Opinioni

Generazioni. La verità sulla pensione del futuro è una lezione per cambiare il presente

Massimo Calvi martedì 11 giugno 2024

Da qualche tempo chi è interessato a farsi un’idea sul proprio futuro previdenziale può dilettarsi consultando “Pensami”, il simulatore di scenari pensionistici dell’Inps. Inserendo pochi dati personali, elaborati comunque in una modalità di totale anonimato, chiunque può venire a sapere a che età si conquisterà il diritto di andare in pensione.

Il simulatore è stato appena aggiornato tenendo conto delle nuove regole previste dalla legge di Bilancio 2024 e degli scenari demografici italiani. Come noto, infatti, l’età in cui ci si può ritirare dal lavoro dipende anche dalla durata della vita media nel Paese. Al di là dei tecnicismi, la consultazione del simulatore della pensione è un esercizio utilissimo, e sarebbe stato molto importante disporre di qualcosa di simile già dieci o vent’anni fa.

Ad esempio, un trentenne di oggi può sapere che lavorando almeno 20 anni e versando sempre i contributi potrebbe riuscire a stare a casa a quasi 67 anni, ma solo se avrà avuto un buono stipendio, mentre se contribuirà per meno di due decenni alle casse dell’Inps gli toccherà aspettare fino a 74 anni per ricevere un assegno.

Lo sguardo sul futuro è importante. Non tanto per quello che sarà, ma per come dovremmo imparare a vivere il presente. La generazione nata più o meno a partire dalla seconda metà degli anni Sessanta ha già conosciuto il peso di riforme previdenziali molto restrittive, se paragonate al generoso regime previdenziale di cui ha beneficiato la generazione precedente, che potremmo identificare con i giovani che hanno “vissuto” il ‘68. Per essere più chiari: quando nel 2011, per evitare il default dell’Italia, è stata varata la severissima riforma Monti-Fornero, la riforma Dini del 1996 non aveva ancora prodotto effetti.

I nati tra i Sessanta e i Settanta hanno però avuto quantomeno un vantaggio rispetto alle generazioni successive: se pure hanno fatto più fatica a comprare casa o ad ottenere una pensione in “giovane” età rispetto al passato, la loro vita lavorativa è stata mediamente più stabile. Per chi è nato dopo, l’insicurezza è aumentata, il lavoro è diventato più precario e le prospettive finanziarie si sono indebolite. Per questa generazione sarà ancora più complicato costruirsi un percorso contributivo lineare: più che una prospettiva, la pensione rischia di diventare un miraggio.

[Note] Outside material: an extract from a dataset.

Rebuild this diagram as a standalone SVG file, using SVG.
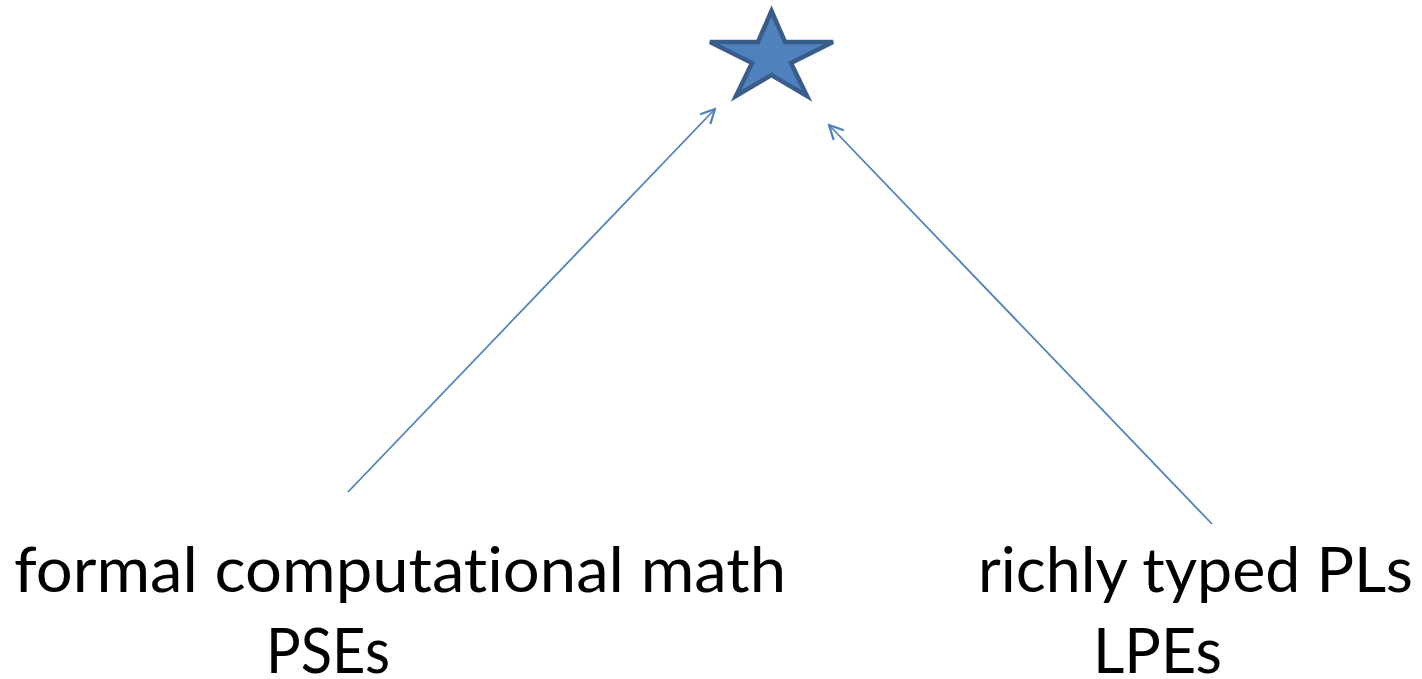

Fare calcoli sulle rendite previdenziali dei singoli può avere però poco senso. Ma, come dicevamo, le simulazioni dovrebbero spingerci a guardare con occhi diversi all’oggi. Per ricordarci, cioè, che il benessere personale non può essere costruito scaricando i costi sugli altri o su chi verrà dopo. Un sistema che per decenni ha tollerato elevati tassi di evasione fiscale o contributiva, difeso i privilegi patrimoniali o presunti diritti acquisiti, assecondato la dipendenza dal debito pubblico, si è rassegnato alla denatalità o ha trascurato l’impatto della crisi demografica nell’analisi del fenomeno migratorio, può non essere il posto migliore per fare simulazioni sul futuro, si tratti di previdenza o altro. A meno che la volontà di credere e investire nelle giovani generazioni non diventi un alimentatore di fiducia tale da consentire di vivere senza dover pensare troppo alla pensione.